NiCE CXone Transcription Hub and TTS Hub (Cloud TTS Hub) How To

STT Turn-by-Turn Transcription - How Does It Work?

Turn-by-Turn Transcription is a real-time, speech-to-text service that transcribes conversation audio into segments based on each party's turns in the conversation. It is ideal for use with virtual agents and other applications that require segmented transcription / transcription by utterance.

Transcription Process:

  • Transcribes a conversation one utterance at a time.

  • Sends the transcription in real-time to the destination application.

  • Allows applications to analyze and respond to each utterance separately.

Integration:

  • Can be used with various sources like voicemails, IVRs, and virtual agents.

  • Supports multiple languages via Google Transcription Service.

  • Provides an option to use Google’s enhanced model for better speech recognition.

Configuration:

  • Administrators create transcription profiles specifying language and provider.

  • Profiles are added to Studio scripts using the CLOUD TRANSCRIBE action.

  • Custom scripting is required for integrating with text-only virtual agents.

Hint Phrases:

  • Hint phrases can be specified to improve transcription accuracy.
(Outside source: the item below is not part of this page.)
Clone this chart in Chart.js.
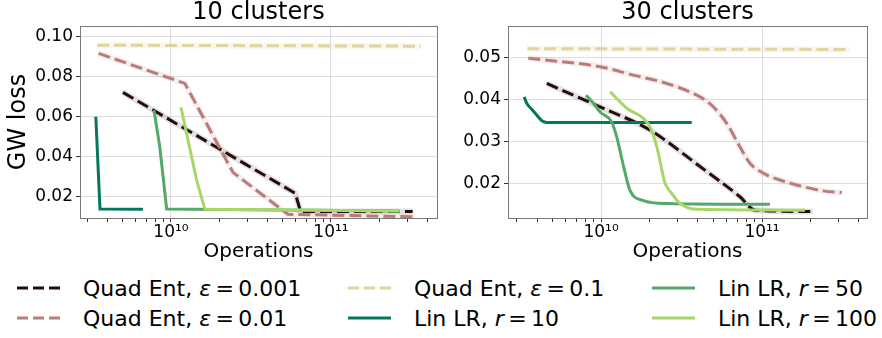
<!DOCTYPE html>
<html>
<head>
<meta charset="utf-8">
<script src="https://cdn.jsdelivr.net/npm/chart.js@4.4.0/dist/chart.umd.min.js"></script>
<style>
  body { margin: 0; background: #fff; font-family: "DejaVu Sans", sans-serif; }
  #wrap { position: relative; width: 882px; height: 338px; overflow: hidden; }
  .panel { position: absolute; top: 0; width: 441px; height: 262px; }
  .leg { position: absolute; height: 24px; display: flex; align-items: center; font-size: 22px; color: #000; white-space: nowrap; }
  .leg svg { margin-right: 23px; }
</style>
</head>
<body>
<div id="wrap">
  <div class="panel" style="left:0"><canvas id="c10" width="441" height="262"></canvas></div>
  <div class="panel" style="left:441px"><canvas id="c30" width="441" height="262"></canvas></div>
  <div id="legend"></div>
</div>
<script>
// ---- 10 clusters ----
var l10_q001_x = [5.01e9, 5.98e10, 6.46e10, 3.24e11];
var l10_q001_y = [0.0722, 0.0217, 0.0126, 0.0126];
var l10_q01_x = [3.53e9, 1.22e10, 2.44e10, 5.38e10, 3.35e11];
var l10_q01_y = [0.0917, 0.0767, 0.0322, 0.0112, 0.0099];
var l10_q1_x = [3.45e9, 3.65e11];
var l10_q1_y = [0.0958, 0.0953];
var l10_r10_x = [3.39e9, 3.60e9, 6.68e9];
var l10_r10_y = [0.0600, 0.0138, 0.0137];
var l10_r50_x = [7.83e9, 8.51e9, 9.40e9, 3.16e10, 2.69e11];
var l10_r50_y = [0.0634, 0.0450, 0.0138, 0.0135, 0.0128];
var l10_r100_x = [1.155e10, 1.445e10, 1.63e10, 2.69e11];
var l10_r100_y = [0.0647, 0.0284, 0.0137, 0.0129];

// ---- 30 clusters ----
var l30_q001_x = [4.60e9, 9.86e9, 2.01e10, 4.12e10, 7.29e10, 9.06e10, 2.07e11];
var l30_q001_y = [0.0438, 0.0382, 0.0327, 0.0240, 0.0168, 0.0136, 0.0133];
var l30_q01_x = [3.53e9, 9.86e9, 1.585e10, 2.56e10, 4.12e10, 4.99e10, 6.03e10, 7.29e10, 8.41e10, 1.02e11, 1.29e11, 2.40e11, 3.13e11];
var l30_q01_y = [0.0498, 0.0478, 0.0458, 0.0438, 0.0406, 0.0382, 0.0343, 0.0287, 0.0248, 0.0224, 0.0208, 0.0182, 0.0178];
var l30_q1_x = [3.48e9, 3.52e11];
var l30_q1_y = [0.0521, 0.0519];
var l30_r10_x = [3.33e9, 3.45e9, 3.72e9, 3.98e9, 4.29e9, 4.60e9, 3.66e10];
var l30_r10_y = [0.0406, 0.0391, 0.0376, 0.0363, 0.0349, 0.0345, 0.0345];
var l30_r50_x = [8.07e9, 9.18e9, 9.86e9, 1.16e10, 1.25e10, 1.38e10, 1.51e10, 1.83e10, 2.56e10, 1.12e11];
var l30_r50_y = [0.0410, 0.0386, 0.0370, 0.0347, 0.0311, 0.0240, 0.0184, 0.0159, 0.0152, 0.0150];
var l30_r100_x = [1.14e10, 1.445e10, 1.83e10, 2.01e10, 2.22e10, 2.50e10, 2.75e10, 3.10e10, 3.93e10, 1.85e11];
var l30_r100_y = [0.0418, 0.0379, 0.0355, 0.0335, 0.0287, 0.0200, 0.0176, 0.0152, 0.0138, 0.0136];

// axis ticks
var opsTicks = [3e9, 4e9, 5e9, 6e9, 7e9, 8e9, 9e9, 1e10, 2e10, 3e10, 4e10, 5e10, 6e10, 7e10, 8e10, 9e10, 1e11, 2e11, 3e11, 4e11];
var opsLabels = { 1e10: '10\u00b9\u2070', 1e11: '10\u00b9\u00b9' };
var gw10Ticks = [0.02, 0.04, 0.06, 0.08, 0.10];
var gw30Ticks = [0.02, 0.03, 0.04, 0.05];

var series = [
  { name: 'Quad Ent, <i>\u03b5</i>\u2009=\u20090.001', color: '#250b0b', band: 'rgba(40,20,20,0.13)', dash: true },
  { name: 'Quad Ent, <i>\u03b5</i>\u2009=\u20090.01', color: '#bb7b7b', band: 'rgba(187,123,123,0.13)', dash: true },
  { name: 'Quad Ent, <i>\u03b5</i>\u2009=\u20090.1', color: '#e2d4a0', band: 'rgba(226,212,160,0.22)', dash: true },
  { name: 'Lin LR, <i>r</i>\u2009=\u200910', color: '#04785c', dash: false },
  { name: 'Lin LR, <i>r</i>\u2009=\u200950', color: '#54a968', dash: false },
  { name: 'Lin LR, <i>r</i>\u2009=\u2009100', color: '#a7d766', dash: false }
];

function pts(xs, ys) {
  return xs.map(function (x, i) { return { x: x, y: ys[i] }; });
}

function buildSets(lines, smooth) {
  var sets = [];
  var mode = smooth ? 'monotone' : 'default';
  lines.forEach(function (d, i) {
    var s = series[i];
    if (s.band) {
      sets.push({ data: d, borderColor: s.band, borderWidth: 6, pointRadius: 0, tension: 0,
        cubicInterpolationMode: mode, order: 20 });
    }
    sets.push({
      data: d, borderColor: s.color, borderWidth: 3, pointRadius: 0, tension: 0,
      cubicInterpolationMode: mode, borderDash: s.dash ? [12, 5] : [], order: 6 - i
    });
  });
  return sets;
}

// matplotlib-like box around the plot area, plus the panel title centred on it
var frame = {
  id: 'frame',
  afterDraw: function (chart) {
    var a = chart.chartArea, ctx = chart.ctx;
    ctx.save();
    ctx.strokeStyle = '#7a7a7a';
    ctx.lineWidth = 1;
    ctx.strokeRect(Math.round(a.left) + 0.5, Math.round(a.top) + 0.5, Math.round(a.right - a.left), Math.round(a.bottom - a.top));
    ctx.fillStyle = '#000';
    ctx.font = '24px "DejaVu Sans"';
    ctx.textAlign = 'center';
    ctx.textBaseline = 'middle';
    ctx.fillText(chart.options.panelTitle, (a.left + a.right) / 2, 13);
    ctx.restore();
  }
};

function makeChart(id, title, lines, smooth, xr, yr, yTicks, yAxisW, padRight, yTitle) {
  return new Chart(document.getElementById(id), {
    type: 'line',
    data: { datasets: buildSets(lines, smooth) },
    plugins: [frame],
    options: {
      panelTitle: title,
      responsive: false,
      animation: false,
      devicePixelRatio: 1,
      layout: { padding: { top: 26, right: padRight, bottom: 0, left: 0 } },
      plugins: {
        legend: { display: false },
        tooltip: { enabled: false },
        title: { display: false }
      },
      scales: {
        x: {
          type: 'logarithmic', min: xr[0], max: xr[1],
          afterBuildTicks: function (s) { s.ticks = opsTicks.map(function (v) { return { value: v }; }); },
          afterFit: function (s) { s.height = 44; },
          border: { display: false },
          grid: {
            color: function (c) { return opsLabels[c.tick && c.tick.value] ? '#dddddd' : 'rgba(0,0,0,0)'; },
            tickColor: '#333', tickLength: 4
          },
          ticks: {
            autoSkip: false, maxRotation: 0, padding: 0, color: '#000',
            font: { family: 'DejaVu Sans', size: 17 },
            callback: function (v) { return opsLabels[v] || ''; }
          },
          title: {
            display: true, text: 'Operations', color: '#000',
            font: { family: 'DejaVu Sans', size: 20, lineHeight: 1.0 },
            padding: { top: 0, bottom: 0 }
          }
        },
        y: {
          min: yr[0], max: yr[1],
          afterBuildTicks: function (s) { s.ticks = yTicks.map(function (v) { return { value: v }; }); },
          afterFit: function (s) { s.width = yAxisW; },
          border: { display: false },
          grid: { color: '#dddddd', tickColor: '#333', tickLength: 4 },
          ticks: {
            padding: 3, color: '#000',
            font: { family: 'DejaVu Sans', size: 17 },
            callback: function (v) { return v.toFixed(2); }
          },
          title: {
            display: !!yTitle, text: yTitle || '', color: '#000',
            font: { family: 'DejaVu Sans', size: 24, lineHeight: 1.2 },
            padding: { top: 4, bottom: 0 }
          }
        }
      }
    }
  });
}

makeChart('c10', '10 clusters', [
  pts(l10_q001_x, l10_q001_y), pts(l10_q01_x, l10_q01_y), pts(l10_q1_x, l10_q1_y),
  pts(l10_r10_x, l10_r10_y), pts(l10_r50_x, l10_r50_y), pts(l10_r100_x, l10_r100_y)
], false, [2.70e9, 4.60e11], [0.00935, 0.1054], gw10Ticks, 80, 4, 'GW loss');

makeChart('c30', '30 clusters', [
  pts(l30_q001_x, l30_q001_y), pts(l30_q01_x, l30_q01_y), pts(l30_q1_x, l30_q1_y),
  pts(l30_r10_x, l30_r10_y), pts(l30_r50_x, l30_r50_y), pts(l30_r100_x, l30_r100_y)
], true, [2.64e9, 4.49e11], [0.01174, 0.0575], gw30Ticks, 67, 15, null);

// legend: three columns, two rows, below both panels
var legPos = [[17, 276], [17, 306], [348, 276], [348, 306], [652, 276], [652, 306]];
var legHtml = '';
series.forEach(function (s, i) {
  var dash = s.dash ? ' stroke-dasharray="11 5"' : '';
  legHtml += '<div class="leg" style="left:' + legPos[i][0] + 'px;top:' + legPos[i][1] + 'px">' +
    '<svg width="43" height="6"><line x1="0" y1="3" x2="43" y2="3" stroke="' + s.color + '" stroke-width="3"' + dash + '/></svg>' +
    '<span>' + s.name + '</span></div>';
});
document.getElementById('legend').innerHTML = legHtml;
</script>
</body>
</html>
  • Useful for scenarios where specific vocabulary is common.

Why is it Important?

  • Improved Accuracy: By breaking down conversations into segments, it allows more accurate and context-aware transcription.

  • Enhanced Virtual Agent Performance: Enables text-only virtual agents to handle voice interactions effectively by providing real-time transcriptions.

  • Flexibility: Can be used with various applications and supports multiple languages, making it versatile for different business needs.

  • Customization: Supports hint phrases and enhanced models to tailor transcription accuracy to specific scenarios.

STT Continuous Stream Transcription - How Does It Work?

Continuous Stream Transcription is a real-time, self-service, speech-to-text transcription service that provides continuous audio transcription throughout a conversation. It is designed for applications requiring immediate access to transcribed text, such as agent assist tools.

Transcription Process:

  • Transcribes conversations as they happen, sending the transcription in real time with minimal delay.

  • The transcription appears almost instantly in the destination.

Integration:

  • Requires setting up a transcription profile in the Transcription Hub, specifying the transcription service and language.

  • Integrates with agent assist applications, such as Salesforce Assist, which display transcriptions during interactions.

Provider Options:

  • Currently supports: NiCE CXone Transcription and Google Transcription.

  • Profiles can be created for each language to transcribe.

Why is it Important?

  • Real-Time Assistance: Provides immediate transcription, allowing agents to confirm details with customers instantly, improving interaction quality and accuracy.

  • Enhanced Efficiency: Helps agents and applications access and use conversation details as they occur, facilitating better service and decision-making.

  • Language Support: Offers transcription in multiple languages, ensuring support for a diverse customer base.

Cloud TTS Transcription - How Does It Work?

Create Profiles

  • Administrators create TTS profiles specifying voice and language.

  • Profiles use providers like AWS Polly, Google TTS, or Google Custom Voice TTS.

Integration with Studio

  • Profiles are added to Studio scripts.

  • Different profiles can be used in the same or different scripts.

SSML Support

  • SSML (Speech Synthesis Markup Language) allows fine-tuning of speech attributes such as pronunciation, rate, pitch, and volume (this is a supplier-dependent capability).

Transcription Hub, showing the Transcription Hub configuration.

Why is it Important?

  • Customization: Offers a wide range of voices and languages, enhancing customer interactions with personalized and clear communication.

  • Multilingual Support: Essential for businesses operating in multiple regions, ensuring customers receive support in their preferred language.

  • Enhanced Customer Experience: Real-time, accurate speech synthesis improves IVR interactions and reduces the need for live agents.